*** SUPPLIED MATERIAL
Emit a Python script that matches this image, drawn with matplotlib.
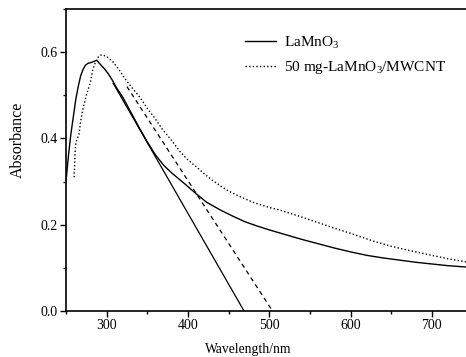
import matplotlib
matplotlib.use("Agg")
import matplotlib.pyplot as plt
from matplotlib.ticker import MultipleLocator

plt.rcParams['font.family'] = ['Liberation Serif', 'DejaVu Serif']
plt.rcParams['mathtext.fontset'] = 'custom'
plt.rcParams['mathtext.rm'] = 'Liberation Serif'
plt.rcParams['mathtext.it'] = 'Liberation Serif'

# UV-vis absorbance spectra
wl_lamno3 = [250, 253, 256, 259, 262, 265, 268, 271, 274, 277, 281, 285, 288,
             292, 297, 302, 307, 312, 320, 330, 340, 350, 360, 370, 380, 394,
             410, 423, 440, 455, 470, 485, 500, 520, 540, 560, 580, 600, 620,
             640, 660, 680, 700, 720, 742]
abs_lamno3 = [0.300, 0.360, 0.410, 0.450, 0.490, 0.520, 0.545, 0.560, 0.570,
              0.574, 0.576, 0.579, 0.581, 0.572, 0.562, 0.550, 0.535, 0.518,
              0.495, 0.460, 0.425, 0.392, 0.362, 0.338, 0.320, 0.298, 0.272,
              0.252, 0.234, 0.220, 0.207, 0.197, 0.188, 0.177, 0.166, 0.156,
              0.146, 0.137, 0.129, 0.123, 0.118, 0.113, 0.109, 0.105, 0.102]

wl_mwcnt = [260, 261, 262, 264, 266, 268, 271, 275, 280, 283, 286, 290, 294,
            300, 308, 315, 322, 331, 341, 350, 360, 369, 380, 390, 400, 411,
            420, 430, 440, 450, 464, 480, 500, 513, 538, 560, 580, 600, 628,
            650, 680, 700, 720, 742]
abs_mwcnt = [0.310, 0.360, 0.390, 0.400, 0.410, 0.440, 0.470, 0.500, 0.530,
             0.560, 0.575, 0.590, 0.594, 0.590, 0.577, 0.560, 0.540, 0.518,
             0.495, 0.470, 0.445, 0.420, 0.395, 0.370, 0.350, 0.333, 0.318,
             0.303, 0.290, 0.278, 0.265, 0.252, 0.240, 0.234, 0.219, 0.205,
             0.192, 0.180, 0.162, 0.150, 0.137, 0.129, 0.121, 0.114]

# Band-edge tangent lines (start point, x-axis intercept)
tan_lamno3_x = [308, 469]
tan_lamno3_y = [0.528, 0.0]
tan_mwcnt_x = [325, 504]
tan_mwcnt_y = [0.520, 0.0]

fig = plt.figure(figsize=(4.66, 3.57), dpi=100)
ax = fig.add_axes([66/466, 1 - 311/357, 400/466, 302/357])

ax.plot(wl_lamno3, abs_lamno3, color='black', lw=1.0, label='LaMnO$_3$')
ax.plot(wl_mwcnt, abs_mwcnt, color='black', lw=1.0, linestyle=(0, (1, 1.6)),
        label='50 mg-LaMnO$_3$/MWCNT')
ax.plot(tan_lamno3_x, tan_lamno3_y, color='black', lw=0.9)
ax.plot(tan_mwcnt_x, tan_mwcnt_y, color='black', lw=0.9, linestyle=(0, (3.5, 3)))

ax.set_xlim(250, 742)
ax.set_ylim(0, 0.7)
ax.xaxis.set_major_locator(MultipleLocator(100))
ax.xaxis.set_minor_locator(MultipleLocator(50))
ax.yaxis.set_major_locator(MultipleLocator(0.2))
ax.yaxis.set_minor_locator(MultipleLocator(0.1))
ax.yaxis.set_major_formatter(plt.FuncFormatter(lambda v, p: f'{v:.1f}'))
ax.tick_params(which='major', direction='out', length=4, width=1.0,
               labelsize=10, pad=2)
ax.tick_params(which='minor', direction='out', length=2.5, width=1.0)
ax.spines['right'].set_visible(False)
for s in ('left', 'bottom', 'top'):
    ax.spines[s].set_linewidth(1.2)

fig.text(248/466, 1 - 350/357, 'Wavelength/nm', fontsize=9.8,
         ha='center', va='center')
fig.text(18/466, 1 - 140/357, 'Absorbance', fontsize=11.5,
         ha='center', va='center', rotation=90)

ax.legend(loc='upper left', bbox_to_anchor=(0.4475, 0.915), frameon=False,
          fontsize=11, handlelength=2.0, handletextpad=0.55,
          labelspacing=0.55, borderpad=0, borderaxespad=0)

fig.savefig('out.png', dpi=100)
******
**TO DO**
Return exactly what appears from the opening line of the material through the line with "plt.rcParams['mathtext.it'] = 'Liberation", apart from the pictures.

**RESPONSE**
Emit a Python script that matches this image, drawn with matplotlib.
import matplotlib
matplotlib.use("Agg")
import matplotlib.pyplot as plt
from matplotlib.ticker import MultipleLocator

plt.rcParams['font.family'] = ['Liberation Serif', 'DejaVu Serif']
plt.rcParams['mathtext.fontset'] = 'custom'
plt.rcParams['mathtext.rm'] = 'Liberation Serif'
plt.rcParams['mathtext.it'] = 'Liberation Serif'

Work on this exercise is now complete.